Fables as Psychoanalytic Metaphors

Elaine Caruth

The fable has long been treated as a kind of stepchild within the broader discipline of folklore where from the beginning it was not distinguished as a separate genre. Thus Vico (1752), who was the first to propose a science of human society that included the study of folklore, believed “that the first science to be learned should be mythology or the interpretation of fable; for as we shall see all the histories of the gentiles have their beginnings in fables” (Hawkes, 1977, p. 12).

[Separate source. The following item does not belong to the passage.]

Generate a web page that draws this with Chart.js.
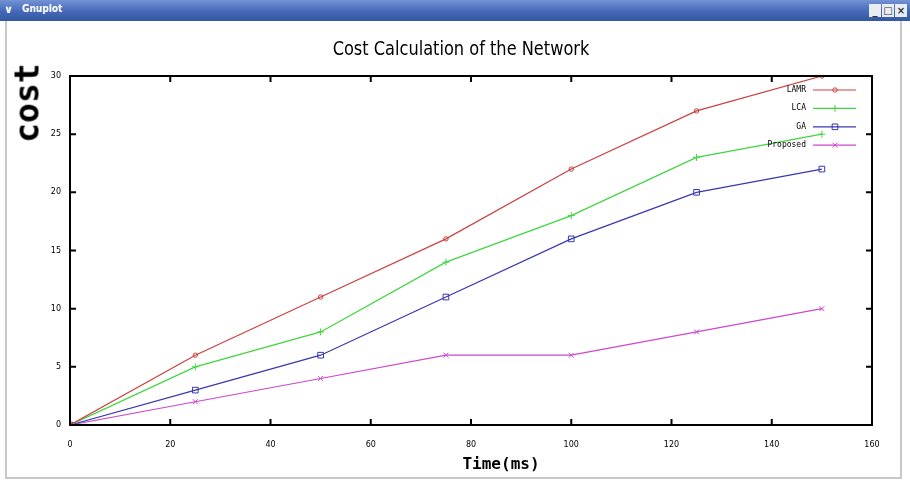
<!DOCTYPE html>
<html>
<head>
<meta charset="utf-8">
<script src="https://cdn.jsdelivr.net/npm/chart.js@4"></script>
<style>
  body { margin:0; width:910px; height:482px; overflow:hidden; background:#fff; position:relative; font-family:"DejaVu Sans", sans-serif; }
  #bar { position:absolute; left:0; top:0; width:910px; height:21px;
         background:linear-gradient(#7393d4, #4468b8 55%, #35589f); }
  #bar .name { position:absolute; left:22px; top:3px; color:#fff; font:bold 10px "DejaVu Sans Condensed","DejaVu Sans",sans-serif; }
  #bar .menu { position:absolute; left:4px; top:3px; color:#fff; font:bold 11px "DejaVu Sans",sans-serif; }
  #bar .btn { position:absolute; top:4px; width:12px; height:13px; background:#e8ecf4; color:#333; font:bold 10px "DejaVu Sans",sans-serif; text-align:center; line-height:13px; }
  #frame { position:absolute; left:5px; top:21px; width:893px; height:456px; border-left:2px solid #c8c8c8; border-right:2px solid #c8c8c8; border-bottom:2px solid #c8c8c8; }
  #wrap { position:absolute; left:0; top:0; width:910px; height:482px; }
  .lbl { position:absolute; white-space:nowrap; color:#000; }
  #title { left:461px; top:48px; font:20px "DejaVu Sans Condensed","DejaVu Sans",sans-serif; transform:translate(-50%,-50%) scaleX(0.9); }
  #ytitle { left:27px; top:103px; font:bold 33px "DejaVu Sans Mono",monospace; transform:translate(-50%,-50%) rotate(-90deg); }
  #xtitle { left:501px; top:463px; font:bold 16px "DejaVu Sans Mono",monospace; transform:translate(-50%,-50%); }
</style>
</head>
<body>
<div id="bar">
  <span class="menu">&#x2228;</span><span class="name">Gnuplot</span>
  <span class="btn" style="left:869px">_</span><span class="btn" style="left:882px">&#9633;</span><span class="btn" style="left:895px">&#215;</span>
</div>
<div id="frame"></div>
<div id="wrap"><canvas id="chart" width="910" height="482"></canvas></div>
<div class="lbl" id="title">Cost Calculation of the Network</div>
<div class="lbl" id="ytitle">cost</div>
<div class="lbl" id="xtitle">Time(ms)</div>
<script>
// data
var times = [0, 25, 50, 75, 100, 125, 150];
var lamr = [0, 6, 11, 16, 22, 27, 30];
var lca = [0, 5, 8, 14, 18, 23, 25];
var ga = [0, 3, 6, 11, 16, 20, 22];
var proposed = [0, 2, 4, 6, 6, 8, 10];
var names = ['LAMR', 'LCA', 'GA', 'Proposed'];
var xTicks = [0, 20, 40, 60, 80, 100, 120, 140, 160];
var yTicks = [0, 5, 10, 15, 20, 25, 30];

function pts(vals) {
    var out = [];
    for (var i = 0; i < vals.length; i++) {
        out.push({x: times[i], y: vals[i]});
    }
    return out;
}

function makeSet(label, vals, color, style, r) {
    return {
        label: label,
        data: pts(vals),
        borderColor: color,
        backgroundColor: color,
        pointBorderColor: color,
        pointBackgroundColor: 'rgba(255,255,255,0)',
        pointStyle: style,
        pointRadius: r,
        pointBorderWidth: 1,
        borderWidth: 1.2,
        tension: 0,
        fill: false
    };
}

var datasets = [
    makeSet(names[0], lamr, 'rgb(204,64,64)', 'circle', 2.2),
    makeSet(names[1], lca, 'rgb(64,214,64)', 'cross', 3.5),
    makeSet(names[2], ga, 'rgb(56,56,176)', 'rect', 4),
    makeSet(names[3], proposed, 'rgb(204,72,204)', 'crossRot', 3.5)
];

// border box with inward ticks on all four sides, like gnuplot
var frameBox = {
    id: 'frameBox',
    afterDatasetsDraw: function(chart) {
        var ctx = chart.ctx, a = chart.chartArea;
        var xs = chart.scales.x, ys = chart.scales.y;
        ctx.save();
        ctx.strokeStyle = '#000';
        ctx.lineWidth = 2;
        ctx.strokeRect(a.left, a.top, a.right - a.left, a.bottom - a.top);
        ctx.beginPath();
        xTicks.forEach(function(v) {
            var px = xs.getPixelForValue(v);
            ctx.moveTo(px, a.bottom); ctx.lineTo(px, a.bottom - 6);
            ctx.moveTo(px, a.top); ctx.lineTo(px, a.top + 6);
        });
        yTicks.forEach(function(v) {
            var py = ys.getPixelForValue(v);
            ctx.moveTo(a.left, py); ctx.lineTo(a.left + 6, py);
            ctx.moveTo(a.right, py); ctx.lineTo(a.right - 6, py);
        });
        ctx.stroke();

        // key in the top right corner
        ctx.font = '8px "DejaVu Sans Mono", monospace';
        ctx.textAlign = 'right';
        ctx.textBaseline = 'middle';
        chart.data.datasets.forEach(function(ds, i) {
            var y = 90 + 18.4 * i;
            ctx.fillStyle = '#000';
            ctx.fillText(ds.label, 806, y);
            ctx.strokeStyle = ds.borderColor;
            ctx.lineWidth = 1.2;
            ctx.beginPath();
            ctx.moveTo(813, y); ctx.lineTo(856, y);
            ctx.stroke();
            ctx.lineWidth = 1;
            ctx.fillStyle = ds.pointBackgroundColor;
            Chart.helpers.drawPoint(ctx, {pointStyle: ds.pointStyle, radius: ds.pointRadius, rotation: 0, borderWidth: 1}, 835, y);
        });
        ctx.restore();
    }
};

var chart = new Chart(document.getElementById('chart'), {
    type: 'line',
    data: { datasets: datasets },
    options: {
        responsive: false,
        animation: false,
        events: [],
        layout: { padding: { left: 0, top: 76, right: 38, bottom: 0 } },
        plugins: { legend: { display: false }, tooltip: { enabled: false } },
        scales: {
            x: {
                type: 'linear', min: 0, max: 160,
                grid: { display: false, drawTicks: false },
                border: { display: false },
                afterFit: function(s) { s.height = 57; },
                afterBuildTicks: function(s) { s.ticks = xTicks.map(function(v) { return {value: v}; }); },
                ticks: { padding: 15, color: '#000', font: { size: 8, family: 'DejaVu Sans' }, maxRotation: 0 }
            },
            y: {
                type: 'linear', min: 0, max: 30,
                grid: { display: false, drawTicks: false },
                border: { display: false },
                afterFit: function(s) { s.width = 70; },
                afterBuildTicks: function(s) { s.ticks = yTicks.map(function(v) { return {value: v}; }); },
                ticks: { padding: 9, color: '#000', font: { size: 8, family: 'DejaVu Sans' } }
            }
        }
    },
    plugins: [frameBox]
});
</script>
</body>
</html>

One is reminded of Freud's dictum 174 years later (1926) concerning the importance of the study of mythology in the training of young psychoanalysts. The myth and the fairy tale have consistently generated a greater interest and study than the fable. Psychoanalysts' neglect of fable as a genre with its own unique characteristics may be attributed to their interest in the myth's stronger affinity with unconscious and primary process levels of communication. There are some analytic writers, however, who have recognized the relatively idiosyncratic qualities of fables which distinguish them from other kinds of folk narratives. Bettelheim (1976), for example, described the fable as a cautionary tale that “by arousing anxiety, prevents us from acting in ways which are described as damaging to us …” (p. 38). This is in contrast to the oedipal myth, for example, which describes a situation that one can neither escape from nor avoid” (p. 38). Bettelheim (1976) also pointed out that the fable “always explicitly states a moral truth; there is no hidden meaning, nothing is left to our imagination” (pp. 42–43). Bettelheim suggested that the fable has less impact than the fairy tale, presenting only either-or choices that offer little or no potential for growth and development. Fables are brief, almost brutally realistic and to the point; their lessons are stated succinctly without room for equivocation or debate.